* Work to be completed *
Your task is to repeat all of the material exactly.

— BEGIN Dataset section —

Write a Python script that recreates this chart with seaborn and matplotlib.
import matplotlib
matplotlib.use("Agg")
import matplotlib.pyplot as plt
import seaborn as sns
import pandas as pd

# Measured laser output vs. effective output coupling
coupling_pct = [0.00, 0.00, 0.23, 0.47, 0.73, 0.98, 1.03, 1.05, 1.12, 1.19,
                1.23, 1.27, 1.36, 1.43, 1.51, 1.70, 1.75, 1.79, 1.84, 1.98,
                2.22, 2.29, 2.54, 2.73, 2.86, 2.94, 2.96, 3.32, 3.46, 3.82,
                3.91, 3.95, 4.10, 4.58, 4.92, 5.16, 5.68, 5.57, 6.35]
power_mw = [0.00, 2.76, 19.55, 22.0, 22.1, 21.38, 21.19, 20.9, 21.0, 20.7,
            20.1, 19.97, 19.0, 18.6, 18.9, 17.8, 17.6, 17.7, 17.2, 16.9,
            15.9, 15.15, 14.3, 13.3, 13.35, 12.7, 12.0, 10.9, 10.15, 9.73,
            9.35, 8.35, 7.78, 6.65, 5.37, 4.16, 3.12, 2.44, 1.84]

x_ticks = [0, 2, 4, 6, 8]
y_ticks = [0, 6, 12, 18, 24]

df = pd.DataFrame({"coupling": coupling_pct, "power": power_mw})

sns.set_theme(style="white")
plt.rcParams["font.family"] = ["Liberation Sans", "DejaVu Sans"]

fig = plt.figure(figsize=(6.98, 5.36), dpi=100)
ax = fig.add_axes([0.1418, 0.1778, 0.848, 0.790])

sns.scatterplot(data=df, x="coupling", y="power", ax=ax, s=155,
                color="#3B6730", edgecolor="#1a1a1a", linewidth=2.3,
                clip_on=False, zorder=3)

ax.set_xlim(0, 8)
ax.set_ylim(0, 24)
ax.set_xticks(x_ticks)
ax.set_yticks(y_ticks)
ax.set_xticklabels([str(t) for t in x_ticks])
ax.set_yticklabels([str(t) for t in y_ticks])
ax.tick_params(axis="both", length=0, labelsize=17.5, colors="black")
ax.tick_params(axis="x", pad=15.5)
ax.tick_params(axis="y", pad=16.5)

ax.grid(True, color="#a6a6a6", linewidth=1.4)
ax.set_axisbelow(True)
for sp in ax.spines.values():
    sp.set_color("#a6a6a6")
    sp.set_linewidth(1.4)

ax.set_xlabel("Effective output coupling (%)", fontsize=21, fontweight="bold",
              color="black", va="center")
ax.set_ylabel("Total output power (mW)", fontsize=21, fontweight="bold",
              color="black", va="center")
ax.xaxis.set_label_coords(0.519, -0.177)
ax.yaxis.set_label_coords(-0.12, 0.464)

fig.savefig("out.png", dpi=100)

— END Dataset section —

* Worked answer *
Write a Python script that recreates this chart with seaborn and matplotlib.
import matplotlib
matplotlib.use("Agg")
import matplotlib.pyplot as plt
import seaborn as sns
import pandas as pd

# Measured laser output vs. effective output coupling
coupling_pct = [0.00, 0.00, 0.23, 0.47, 0.73, 0.98, 1.03, 1.05, 1.12, 1.19,
                1.23, 1.27, 1.36, 1.43, 1.51, 1.70, 1.75, 1.79, 1.84, 1.98,
                2.22, 2.29, 2.54, 2.73, 2.86, 2.94, 2.96, 3.32, 3.46, 3.82,
                3.91, 3.95, 4.10, 4.58, 4.92, 5.16, 5.68, 5.57, 6.35]
power_mw = [0.00, 2.76, 19.55, 22.0, 22.1, 21.38, 21.19, 20.9, 21.0, 20.7,
            20.1, 19.97, 19.0, 18.6, 18.9, 17.8, 17.6, 17.7, 17.2, 16.9,
            15.9, 15.15, 14.3, 13.3, 13.35, 12.7, 12.0, 10.9, 10.15, 9.73,
            9.35, 8.35, 7.78, 6.65, 5.37, 4.16, 3.12, 2.44, 1.84]

x_ticks = [0, 2, 4, 6, 8]
y_ticks = [0, 6, 12, 18, 24]

df = pd.DataFrame({"coupling": coupling_pct, "power": power_mw})

sns.set_theme(style="white")
plt.rcParams["font.family"] = ["Liberation Sans", "DejaVu Sans"]

fig = plt.figure(figsize=(6.98, 5.36), dpi=100)
ax = fig.add_axes([0.1418, 0.1778, 0.848, 0.790])

sns.scatterplot(data=df, x="coupling", y="power", ax=ax, s=155,
                color="#3B6730", edgecolor="#1a1a1a", linewidth=2.3,
                clip_on=False, zorder=3)

ax.set_xlim(0, 8)
ax.set_ylim(0, 24)
ax.set_xticks(x_ticks)
ax.set_yticks(y_ticks)
ax.set_xticklabels([str(t) for t in x_ticks])
ax.set_yticklabels([str(t) for t in y_ticks])
ax.tick_params(axis="both", length=0, labelsize=17.5, colors="black")
ax.tick_params(axis="x", pad=15.5)
ax.tick_params(axis="y", pad=16.5)

ax.grid(True, color="#a6a6a6", linewidth=1.4)
ax.set_axisbelow(True)
for sp in ax.spines.values():
    sp.set_color("#a6a6a6")
    sp.set_linewidth(1.4)

ax.set_xlabel("Effective output coupling (%)", fontsize=21, fontweight="bold",
              color="black", va="center")
ax.set_ylabel("Total output power (mW)", fontsize=21, fontweight="bold",
              color="black", va="center")
ax.xaxis.set_label_coords(0.519, -0.177)
ax.yaxis.set_label_coords(-0.12, 0.464)

fig.savefig("out.png", dpi=100)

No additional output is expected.